I have spoken to a number of supply companies about the issue. Some have a policy of not increasing their charges until the meter has been recalibrated. Others, most notably Scottish Power / Manweb, have a policy of attempting to recalibrate meters every quarter, so as to avoid arrears building up. A small number flatly refuse to reduce their bills, irrespective of how long it has taken them to recalibrate.

Two things can, and should, be done to address the problem. In the medium term, token meters should be phased out and replaced with more modern key meters or smart meters, with which it is impossible to run up arrears. In the short term, however, electricity supply companies should be required to conform to a code of practice preventing them from charging arrears where the meter has not been recalibrated within a reasonable time after an increase in the tariff.

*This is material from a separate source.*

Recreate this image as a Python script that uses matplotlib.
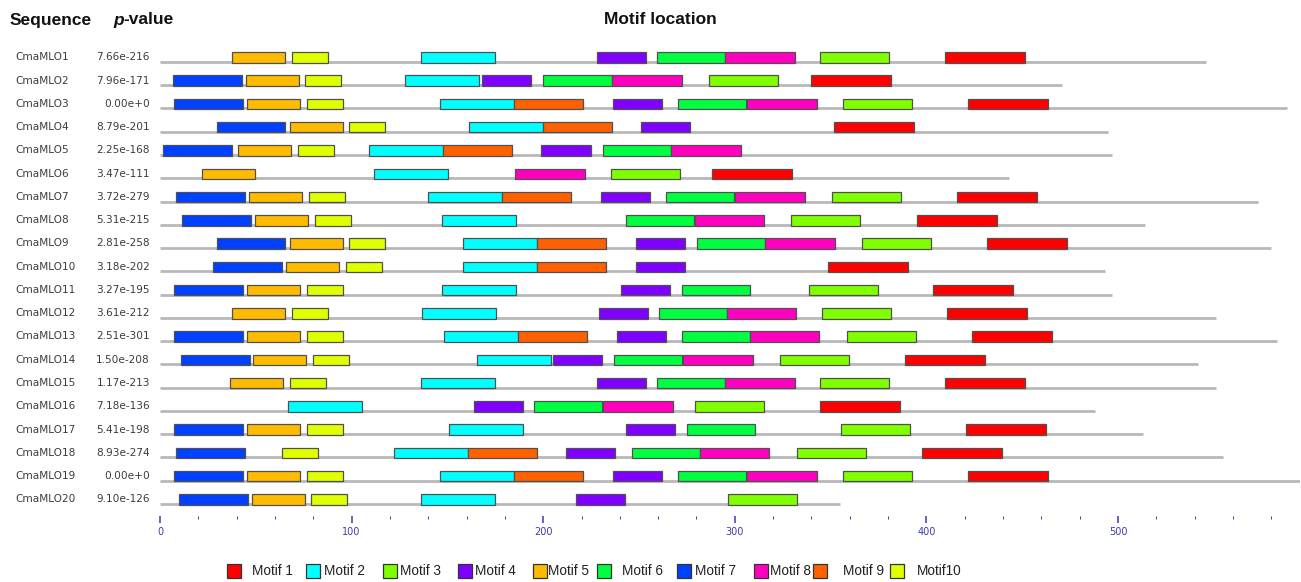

It is not good enough to leave some of our most vulnerable fellow-citizens praying for a mild winter while they struggle to clear their bills.

Sunday, January 07, 2007

Back to School

The new Parliamentary term begins tomorrow and I will be catching the 5.20 train from Llandudno Junction to London this evening. I can only hope that the connection at Crewe is (a) on time and (b) not full to overflowing, as it frequently is.

Speaking of which, I spent an hour or so yesterday checking my electronic diary, to see what the coming weeks have in store for me. I was briefly perplexed by an entry for later this month which informed me that I would be speaking to the “crude Nantwich Conservatives”. I was relieved when it dawned on me that this was in fact an engagement with the Crewe and Nantwich Conservatives. Political audiences are often tough, but Cheshire Conservatives, in my experience, are always unfailingly polite and possessed of impeccable manners.